I won’t even pretend to rewrite this recipe.  It is from the blog Chez Pim and she has nicely broken down the steps in the recipe to walk you through it.

Simply Onions

            This seasonal food lifestyle continues to point out the naïve spots in my thinking about food production.  I am fully prepared for greens, and citrus, and artichokes to come and go, but I guess I did always think that onions were perennial.  Well guess what?  There is also an onion season, when they are fantastic, and then there is an off-season when they are dodgy or completely unavailable.  Now is the season and they are firm and potent. 
            I am a little nutty about collecting canning jars right now.  I used precious suitcase space to bring some back from the US this summer and when I was in Florence last weekend and saw an amazing selection at a grocery store, I filled our insulated wine bags with empty jars instead of the wine I had been instructed to purchase.  Look how cute they are?  Just dream of what could be put away in the baby food and milk bottle sizes.  I do.
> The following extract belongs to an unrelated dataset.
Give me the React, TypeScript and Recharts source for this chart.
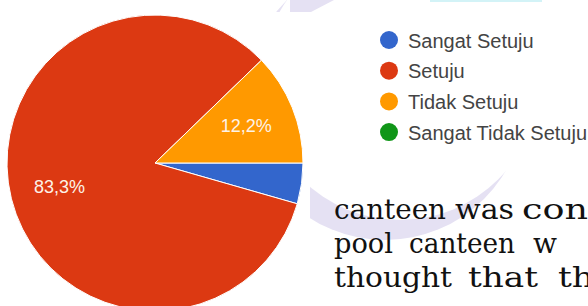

            Canning and preserving food is a hip topic in the food world these days.  Here’s an inspiring blog: Saving the Season, with a soon to be published book.  I read this and then think, yes, I’m going to the market right this minute and I’m going to spend the rest of the day processing whatever looks great.  But then we don’t actually need to stock up our pantry like we’re “preppers” and I might like to do one or two other things in a day besides canning food.    I think I’m more in line with the Italian style of when you are already cooking and you’ve got some extra, pop it into a jar or two to have again in the not too far off future. 
            Giorgio Locatelli recommends putting some of these onions in jars as a future flavor cache.  The directions are my paraphrase.

Balsamic Onions
1.     Peel a batch of tiny onions, leaving the stem intact.
2.     Combine equal parts sherry vinegar and white wine (begin with 250 ml of each and adjust if you need more to cover your onions). 
3.     Add onions and parboil until just tender.
4.     Strain onions from liquid, allow to cool at room temperature and remove the outer layer.
5.     In a heavy bottomed pan, large enough to hold the onions.  Add onions, sprinkle with enough brown sugar to get some on all of the onions and then gently toss over medium heat until the sugar melts, caramelizes slightly, and covers the onions.
6.     Add balsamic vinegar to cover the onions and simmer briefly.
7.     The onions are ready to eat at this point or you can put them in sterilized jars, making sure to cover all onions with vinegar.  Cap the jars with sealable lids and process in a water bath.  When jars have cooled, make sure the lid is fully sealed before putting them in on a dark shelf for storage.  If a jar isn’t sealed, either reprocess with a new lid or put in the refrigerator to eat within two weeks.    The flavor will improve with time, but eat within 6 months.